If a team sees that one of the referees for their January 17th game is Lipshitz, and they know Lipshitz historically calls a tight game, they adjust. If they have McGooligan on January 20th and they know he has historically been more inclined to let them play, they adjust. It's that way in all sports. What you don't want is Lipshitz or McGooligan bucking their own trends and become random when they are on the ice.
The consistency from game to game in the playoffs is more sensitive.....but the league controls that by who they put on the ice. It is much easier for the league to control the difference between the extremes when they are selecting a smaller pool of officials.
The other thing people do not widely recognize is that all leagues (at pretty much all levels) issue "rules clarifications," "interpretations," and "points of emphasis" all the time, and we generally do not hear about them. If you find yourself asking how none of the officials ever calls xxx, it is quite likely because they have been told not to. The NBA is traditionally the worst at this, largely because some of their points of emphasis would ruin the integrity of the sport (and probably have). MLB once "interpreted" the strike zone, which was plainly defined at the time as from the armpits to the top of the knees, to be the belt to the top of the knees.

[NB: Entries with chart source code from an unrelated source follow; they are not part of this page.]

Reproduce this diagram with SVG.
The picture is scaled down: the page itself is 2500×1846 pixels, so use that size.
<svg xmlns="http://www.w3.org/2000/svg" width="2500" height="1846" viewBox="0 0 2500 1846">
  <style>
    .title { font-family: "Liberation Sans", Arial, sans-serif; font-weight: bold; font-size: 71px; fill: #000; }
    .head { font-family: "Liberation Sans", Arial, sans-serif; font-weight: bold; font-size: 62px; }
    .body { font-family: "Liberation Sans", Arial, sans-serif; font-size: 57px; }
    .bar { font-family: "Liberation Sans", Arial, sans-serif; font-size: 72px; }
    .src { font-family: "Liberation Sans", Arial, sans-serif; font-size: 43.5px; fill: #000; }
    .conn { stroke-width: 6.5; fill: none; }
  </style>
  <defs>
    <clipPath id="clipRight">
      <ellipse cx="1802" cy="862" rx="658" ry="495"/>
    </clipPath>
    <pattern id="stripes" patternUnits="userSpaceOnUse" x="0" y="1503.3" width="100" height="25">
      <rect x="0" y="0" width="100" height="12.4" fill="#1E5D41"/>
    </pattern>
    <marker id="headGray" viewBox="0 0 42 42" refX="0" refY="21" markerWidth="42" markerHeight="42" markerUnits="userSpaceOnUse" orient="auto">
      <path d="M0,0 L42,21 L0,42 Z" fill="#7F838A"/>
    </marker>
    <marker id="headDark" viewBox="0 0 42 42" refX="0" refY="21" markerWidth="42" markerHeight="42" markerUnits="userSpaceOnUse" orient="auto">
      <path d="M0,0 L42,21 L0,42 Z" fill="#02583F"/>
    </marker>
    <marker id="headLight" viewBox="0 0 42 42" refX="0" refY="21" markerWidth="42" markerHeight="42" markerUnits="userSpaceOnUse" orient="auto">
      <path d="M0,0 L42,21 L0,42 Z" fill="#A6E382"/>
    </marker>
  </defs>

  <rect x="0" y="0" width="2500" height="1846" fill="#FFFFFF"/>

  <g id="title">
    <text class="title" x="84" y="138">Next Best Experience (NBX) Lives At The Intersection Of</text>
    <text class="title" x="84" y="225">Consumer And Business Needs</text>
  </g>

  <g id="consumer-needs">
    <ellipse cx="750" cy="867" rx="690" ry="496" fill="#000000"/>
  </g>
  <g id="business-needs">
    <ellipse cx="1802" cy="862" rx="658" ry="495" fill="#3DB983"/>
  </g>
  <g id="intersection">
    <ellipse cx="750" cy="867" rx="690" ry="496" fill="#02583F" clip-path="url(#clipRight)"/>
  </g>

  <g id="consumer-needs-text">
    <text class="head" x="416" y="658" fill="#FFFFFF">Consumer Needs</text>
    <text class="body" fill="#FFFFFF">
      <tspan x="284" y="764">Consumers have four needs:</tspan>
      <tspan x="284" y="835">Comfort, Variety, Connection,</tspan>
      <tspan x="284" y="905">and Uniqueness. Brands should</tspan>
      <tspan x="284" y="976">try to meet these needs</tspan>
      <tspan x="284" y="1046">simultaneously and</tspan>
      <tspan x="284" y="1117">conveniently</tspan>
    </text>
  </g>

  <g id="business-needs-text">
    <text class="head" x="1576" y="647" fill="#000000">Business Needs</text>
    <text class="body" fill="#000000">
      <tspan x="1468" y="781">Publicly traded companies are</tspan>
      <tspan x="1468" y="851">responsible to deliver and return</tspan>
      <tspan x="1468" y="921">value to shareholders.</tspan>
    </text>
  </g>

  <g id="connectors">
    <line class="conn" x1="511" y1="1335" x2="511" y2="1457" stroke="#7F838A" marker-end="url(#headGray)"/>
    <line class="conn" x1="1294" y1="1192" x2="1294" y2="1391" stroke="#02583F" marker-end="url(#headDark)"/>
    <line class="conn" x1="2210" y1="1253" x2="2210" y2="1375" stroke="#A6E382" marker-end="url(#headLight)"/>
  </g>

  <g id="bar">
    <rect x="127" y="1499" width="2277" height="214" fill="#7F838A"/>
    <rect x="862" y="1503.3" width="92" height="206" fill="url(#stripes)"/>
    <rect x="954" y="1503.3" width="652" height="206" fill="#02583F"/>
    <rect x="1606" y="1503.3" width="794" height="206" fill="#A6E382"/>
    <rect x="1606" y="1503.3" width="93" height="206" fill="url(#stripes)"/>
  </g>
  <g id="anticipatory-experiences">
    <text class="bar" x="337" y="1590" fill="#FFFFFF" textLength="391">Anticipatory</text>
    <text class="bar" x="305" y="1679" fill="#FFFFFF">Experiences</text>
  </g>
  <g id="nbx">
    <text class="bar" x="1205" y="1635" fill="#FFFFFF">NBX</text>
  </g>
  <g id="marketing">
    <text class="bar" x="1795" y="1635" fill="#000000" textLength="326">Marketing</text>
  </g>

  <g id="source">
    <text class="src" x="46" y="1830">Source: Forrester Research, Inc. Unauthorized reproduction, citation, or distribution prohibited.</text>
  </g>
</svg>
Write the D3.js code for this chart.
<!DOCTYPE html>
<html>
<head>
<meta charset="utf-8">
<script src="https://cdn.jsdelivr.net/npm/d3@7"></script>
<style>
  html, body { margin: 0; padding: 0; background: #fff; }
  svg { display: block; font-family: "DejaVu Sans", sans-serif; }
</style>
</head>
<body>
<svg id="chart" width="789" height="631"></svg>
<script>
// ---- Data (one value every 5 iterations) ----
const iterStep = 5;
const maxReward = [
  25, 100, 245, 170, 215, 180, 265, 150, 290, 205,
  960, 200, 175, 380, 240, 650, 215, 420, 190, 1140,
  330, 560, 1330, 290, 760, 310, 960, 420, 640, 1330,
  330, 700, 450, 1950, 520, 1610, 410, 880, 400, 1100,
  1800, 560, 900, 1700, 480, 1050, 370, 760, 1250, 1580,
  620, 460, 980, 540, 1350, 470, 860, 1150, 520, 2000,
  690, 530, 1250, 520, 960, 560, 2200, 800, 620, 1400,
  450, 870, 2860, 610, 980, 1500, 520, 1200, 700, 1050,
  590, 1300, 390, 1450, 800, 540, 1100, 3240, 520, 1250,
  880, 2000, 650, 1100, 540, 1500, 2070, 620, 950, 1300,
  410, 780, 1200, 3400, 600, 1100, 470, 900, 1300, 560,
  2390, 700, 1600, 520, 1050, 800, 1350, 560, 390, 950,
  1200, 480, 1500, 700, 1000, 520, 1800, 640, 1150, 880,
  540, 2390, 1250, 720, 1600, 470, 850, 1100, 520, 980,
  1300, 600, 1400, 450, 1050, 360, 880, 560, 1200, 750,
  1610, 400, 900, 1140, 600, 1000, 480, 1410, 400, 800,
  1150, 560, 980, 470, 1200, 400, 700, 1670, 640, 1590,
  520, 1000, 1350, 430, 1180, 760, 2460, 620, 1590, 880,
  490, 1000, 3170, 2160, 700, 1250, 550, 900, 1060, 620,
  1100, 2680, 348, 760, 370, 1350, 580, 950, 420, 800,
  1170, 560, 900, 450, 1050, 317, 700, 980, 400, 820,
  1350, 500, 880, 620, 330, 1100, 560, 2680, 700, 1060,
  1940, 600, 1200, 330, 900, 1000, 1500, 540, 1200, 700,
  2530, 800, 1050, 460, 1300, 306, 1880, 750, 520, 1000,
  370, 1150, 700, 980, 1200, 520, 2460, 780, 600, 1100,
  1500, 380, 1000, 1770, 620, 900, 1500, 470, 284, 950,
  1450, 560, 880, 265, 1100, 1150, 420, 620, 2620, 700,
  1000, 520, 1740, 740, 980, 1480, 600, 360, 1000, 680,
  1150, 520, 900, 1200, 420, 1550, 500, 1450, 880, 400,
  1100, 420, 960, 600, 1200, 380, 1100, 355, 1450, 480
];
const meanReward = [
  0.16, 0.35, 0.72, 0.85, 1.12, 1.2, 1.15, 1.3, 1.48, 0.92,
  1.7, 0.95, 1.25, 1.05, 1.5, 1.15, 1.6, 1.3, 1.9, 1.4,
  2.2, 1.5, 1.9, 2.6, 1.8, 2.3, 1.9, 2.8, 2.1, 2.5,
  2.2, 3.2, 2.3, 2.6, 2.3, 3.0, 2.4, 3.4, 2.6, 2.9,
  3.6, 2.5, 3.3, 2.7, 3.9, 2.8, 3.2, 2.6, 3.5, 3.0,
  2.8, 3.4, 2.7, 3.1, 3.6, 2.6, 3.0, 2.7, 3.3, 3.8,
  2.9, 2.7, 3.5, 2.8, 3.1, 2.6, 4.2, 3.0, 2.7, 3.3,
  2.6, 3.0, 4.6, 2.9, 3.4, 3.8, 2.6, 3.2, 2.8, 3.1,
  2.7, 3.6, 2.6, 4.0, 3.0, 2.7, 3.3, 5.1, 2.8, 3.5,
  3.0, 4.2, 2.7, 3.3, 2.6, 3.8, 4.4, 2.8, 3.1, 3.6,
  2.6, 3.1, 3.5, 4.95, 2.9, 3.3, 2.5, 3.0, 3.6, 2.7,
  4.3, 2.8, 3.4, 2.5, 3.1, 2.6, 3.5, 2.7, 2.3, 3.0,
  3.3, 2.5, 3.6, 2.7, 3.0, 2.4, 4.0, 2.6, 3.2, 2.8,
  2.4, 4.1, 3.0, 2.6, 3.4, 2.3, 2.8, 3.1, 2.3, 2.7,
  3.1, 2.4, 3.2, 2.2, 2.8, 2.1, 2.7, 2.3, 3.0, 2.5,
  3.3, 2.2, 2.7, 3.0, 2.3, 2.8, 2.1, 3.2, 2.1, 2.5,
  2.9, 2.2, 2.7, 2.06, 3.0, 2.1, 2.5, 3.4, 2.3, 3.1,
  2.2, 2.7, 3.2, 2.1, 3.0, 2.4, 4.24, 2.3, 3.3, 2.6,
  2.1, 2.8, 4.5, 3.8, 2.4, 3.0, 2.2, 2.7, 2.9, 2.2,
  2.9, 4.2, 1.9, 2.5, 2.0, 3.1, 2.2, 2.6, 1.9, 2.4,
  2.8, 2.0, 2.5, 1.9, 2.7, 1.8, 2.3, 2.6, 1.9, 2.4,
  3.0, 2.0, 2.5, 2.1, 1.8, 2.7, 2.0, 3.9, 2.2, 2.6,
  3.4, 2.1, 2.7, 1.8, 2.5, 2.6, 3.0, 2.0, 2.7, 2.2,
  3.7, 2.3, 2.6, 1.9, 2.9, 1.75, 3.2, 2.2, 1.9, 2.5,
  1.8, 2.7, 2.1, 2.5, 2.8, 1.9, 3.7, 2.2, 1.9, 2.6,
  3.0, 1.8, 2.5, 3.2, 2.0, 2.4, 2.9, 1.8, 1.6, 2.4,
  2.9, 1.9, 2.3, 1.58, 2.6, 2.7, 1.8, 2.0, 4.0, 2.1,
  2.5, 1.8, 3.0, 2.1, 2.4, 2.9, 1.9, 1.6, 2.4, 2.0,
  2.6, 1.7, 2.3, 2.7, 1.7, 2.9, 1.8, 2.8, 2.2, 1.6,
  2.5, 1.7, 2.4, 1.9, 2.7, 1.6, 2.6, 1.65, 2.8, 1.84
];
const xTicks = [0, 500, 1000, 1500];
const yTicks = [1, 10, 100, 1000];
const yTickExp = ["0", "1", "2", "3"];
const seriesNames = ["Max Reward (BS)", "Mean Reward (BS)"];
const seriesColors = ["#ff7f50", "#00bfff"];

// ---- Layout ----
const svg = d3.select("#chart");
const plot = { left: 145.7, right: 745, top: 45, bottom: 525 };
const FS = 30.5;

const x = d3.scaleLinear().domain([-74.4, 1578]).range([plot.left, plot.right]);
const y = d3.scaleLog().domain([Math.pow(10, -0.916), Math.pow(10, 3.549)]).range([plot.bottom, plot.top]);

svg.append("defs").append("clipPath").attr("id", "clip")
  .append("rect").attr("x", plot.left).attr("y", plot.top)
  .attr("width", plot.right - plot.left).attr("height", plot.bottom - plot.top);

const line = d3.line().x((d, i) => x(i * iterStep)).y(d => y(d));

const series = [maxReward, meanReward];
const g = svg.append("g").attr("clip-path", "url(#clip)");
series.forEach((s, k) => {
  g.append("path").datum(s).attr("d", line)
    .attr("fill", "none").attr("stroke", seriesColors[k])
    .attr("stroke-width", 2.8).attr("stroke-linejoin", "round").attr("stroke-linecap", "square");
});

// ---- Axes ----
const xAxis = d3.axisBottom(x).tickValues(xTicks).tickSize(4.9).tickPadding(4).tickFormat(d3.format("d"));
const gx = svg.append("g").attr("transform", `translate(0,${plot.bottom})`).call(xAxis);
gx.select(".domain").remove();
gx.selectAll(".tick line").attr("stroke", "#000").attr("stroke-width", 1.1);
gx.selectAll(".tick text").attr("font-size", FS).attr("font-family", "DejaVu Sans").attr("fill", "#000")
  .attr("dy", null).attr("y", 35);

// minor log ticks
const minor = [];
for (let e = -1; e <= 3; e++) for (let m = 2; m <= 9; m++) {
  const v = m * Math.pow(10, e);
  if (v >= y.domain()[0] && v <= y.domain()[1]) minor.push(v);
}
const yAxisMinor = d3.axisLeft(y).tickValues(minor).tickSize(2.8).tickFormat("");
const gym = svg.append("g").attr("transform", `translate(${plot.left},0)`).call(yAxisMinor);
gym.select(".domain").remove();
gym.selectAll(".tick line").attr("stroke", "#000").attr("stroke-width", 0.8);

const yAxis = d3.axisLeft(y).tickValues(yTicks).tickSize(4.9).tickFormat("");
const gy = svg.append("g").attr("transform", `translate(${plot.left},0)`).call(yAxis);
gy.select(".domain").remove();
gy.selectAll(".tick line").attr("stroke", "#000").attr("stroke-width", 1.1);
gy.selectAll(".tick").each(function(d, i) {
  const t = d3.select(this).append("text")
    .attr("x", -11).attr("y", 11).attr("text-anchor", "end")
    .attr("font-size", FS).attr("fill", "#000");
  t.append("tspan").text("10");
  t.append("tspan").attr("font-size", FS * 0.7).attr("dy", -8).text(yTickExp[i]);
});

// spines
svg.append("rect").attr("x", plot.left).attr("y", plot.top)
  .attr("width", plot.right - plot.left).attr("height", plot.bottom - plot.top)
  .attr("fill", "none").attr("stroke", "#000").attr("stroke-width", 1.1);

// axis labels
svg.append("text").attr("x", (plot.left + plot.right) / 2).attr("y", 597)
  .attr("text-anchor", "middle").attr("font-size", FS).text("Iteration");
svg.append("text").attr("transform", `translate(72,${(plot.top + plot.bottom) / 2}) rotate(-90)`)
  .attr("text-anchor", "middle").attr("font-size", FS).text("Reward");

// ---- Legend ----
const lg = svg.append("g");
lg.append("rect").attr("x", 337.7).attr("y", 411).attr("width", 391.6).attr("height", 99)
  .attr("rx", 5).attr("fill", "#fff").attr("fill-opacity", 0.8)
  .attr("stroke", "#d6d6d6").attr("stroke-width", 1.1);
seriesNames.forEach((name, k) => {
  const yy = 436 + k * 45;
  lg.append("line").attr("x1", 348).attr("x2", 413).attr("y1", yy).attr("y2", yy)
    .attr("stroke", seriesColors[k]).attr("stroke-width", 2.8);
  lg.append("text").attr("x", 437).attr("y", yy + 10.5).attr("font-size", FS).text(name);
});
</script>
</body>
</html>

When the league went to the four-man system, it was sorely needed. The game had gotten much faster and the athletes much better, making the idea of one referee watching the whole thing, including the play away from the puck (while telling him to watch the puck) impossible. The game is now faster still, and there really is no room to add anybody else without them getting in the way more often. So now we have two guys able to police the action of 10, plus watching the puck, and watching the area around the net. Some of that can be resolved by broadening what the replay official can look at, but be careful what you wish for. I really do not want them stopping at every frozen puck to talk about something.
To give the NHL officials some credit, they are the best of all the sports and what is termed "preventative officiating." You hear it all the time. "Let him go," "don't hold him," "get your sticks down," etc. Players generally appreciate that a lot more than having the guy just raise his arm right away.
And the "equal and opposite reaction" to calling everything is that they will also start calling things that didn't really happen because they are basically told to err in that direction, or things that they expected to happen. Expectation bias is the enemy of any official in any sport. You can ask the NFL how that worked when they informed their officials that anybody failing to call an illegal hit on a QB would be dealt with. They still have that mess to clean up.